Inside the Cereal Box


This cool idea i got from one of those guy that paints at the drawing group i attend. One night he was just using his oil paints on cardboard. Just plain everyday shipping cardboard and to me at least that seemed cool. Other ideas of places that i've gone to and how artist have turned their cardboard boxes into artwork. The best example would be California Pizza Kitchen. The way the boxes are mounted and displayed it doesn't seem like kids scribbling any more. It's legit artwork! I had just finished a box of cereal and i thought what better time than now to paint on it. Worst case scenario if it was so God awful i could just say i was practicing but it actually almost turned out well. At the time i was finishing i wasn't sure if i was going to save it or use it for a Valentine's Day package. Just so happened that it all came together.
I really didn't get a chance to use oils on this one it was basically all acrylic and a little marker work.

'Bullsh** & Bracelets'

Valetine's Day has come and gone and i got a little chance to put my own little twist on some pieces to bring them to life just a little.
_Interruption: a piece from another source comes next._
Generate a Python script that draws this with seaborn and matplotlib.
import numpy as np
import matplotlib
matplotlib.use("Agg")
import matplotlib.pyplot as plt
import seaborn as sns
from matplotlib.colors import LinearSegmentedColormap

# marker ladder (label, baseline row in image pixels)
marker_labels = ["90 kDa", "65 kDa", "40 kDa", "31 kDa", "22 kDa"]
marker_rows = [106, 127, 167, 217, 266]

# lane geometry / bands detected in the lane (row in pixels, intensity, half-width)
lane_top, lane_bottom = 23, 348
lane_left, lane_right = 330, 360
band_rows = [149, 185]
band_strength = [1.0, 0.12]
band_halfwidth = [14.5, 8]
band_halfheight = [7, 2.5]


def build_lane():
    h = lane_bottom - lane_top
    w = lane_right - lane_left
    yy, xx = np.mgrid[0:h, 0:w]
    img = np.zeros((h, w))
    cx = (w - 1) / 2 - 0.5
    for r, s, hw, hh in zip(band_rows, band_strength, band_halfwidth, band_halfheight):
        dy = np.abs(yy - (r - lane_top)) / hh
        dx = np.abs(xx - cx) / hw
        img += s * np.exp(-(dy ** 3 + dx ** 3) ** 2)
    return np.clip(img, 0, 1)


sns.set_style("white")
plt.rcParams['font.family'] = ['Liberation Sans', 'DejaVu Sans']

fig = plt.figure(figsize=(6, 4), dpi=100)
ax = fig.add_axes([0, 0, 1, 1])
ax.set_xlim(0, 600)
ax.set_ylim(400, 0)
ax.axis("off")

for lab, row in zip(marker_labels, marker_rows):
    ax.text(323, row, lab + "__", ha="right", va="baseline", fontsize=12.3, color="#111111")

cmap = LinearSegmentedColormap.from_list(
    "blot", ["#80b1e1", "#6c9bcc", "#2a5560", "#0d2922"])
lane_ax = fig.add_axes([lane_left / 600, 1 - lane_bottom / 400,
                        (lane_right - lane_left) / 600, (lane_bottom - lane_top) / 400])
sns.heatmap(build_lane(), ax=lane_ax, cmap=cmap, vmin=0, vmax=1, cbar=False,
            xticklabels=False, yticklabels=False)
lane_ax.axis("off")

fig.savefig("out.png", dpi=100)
The title of this piece comes for an inside joke that i'll share with you. We all have people who push buttons in our lives. That one person that seems to know how to tease you in the same manner that kids tease each other. My friend Cara is in that similar situation. For a while now she has claimed that she wanted to be Wonderwoman because those magical bracelets could deflect bullets. Cara also told me that she could see through the drama and lies of her past. The most encouraging part was that even though you couldn't see her bracelets they were there. So after years of believing lies and listening to fabrications she had finally escaped.
When i saw this magnetic at a local comic book shop i knew it was for her. i also knew that i could put my own small twist on it all to conform to her. The tricky part because i'm always looking for some small degree of difficulty would be using 2 canvases. For shipping purposes mainly but also for storing purposes. A long oddly shaped canvas doesn't quite fit in with everything else when pulled off the wall. I did the initial sketch in pencil and acrylic then went over that with oil. I wish i would've gotten it mailed sooner but the dry time on oil isn't one of my favorite parts.
***This is my personal disclaimer. i'm not a painter nor have i ever claimed to be one. This is an attempt at painting something special. ****

Monday, February 14, 2011

Happy to be S.A.D (Single Awareness Day)



So today is Valentine's Day yet again and i'm confronted with my own feelings. Honestly i don't like this holiday and i haven't for a very long time. I dislike this holiday almost as much as i can't stand romantic movies. I don't hate romantic movies but it has become the poor man's version of HOPE. Everyone knows that hope is a danger thing!
Hey if stand outside her window and hold a radio over your head because eventually she's come. Or if you confuse your love for her because you've been friends forever, she'll see you've always been there. Sorry, life isn't like that at all. Maybe i should work thru those emotions in another piece of artwork.

Truly what i dislike the most is the romance and magic that use to be present all the time is gone. I'm not that guy any more that would buy just because gifts or write poetry at a drop of a hat. It hurt to think who i use to be a really creative romantic guy and know that i can't be that person once again. So i turned off the romantic switch because the energy that flows to it is broken. It almost as sad as the fact that i'm in a relationship. Trust me even though i'm in a relationship, it's a long distance one and doesn't have the same feeling as the typical ones.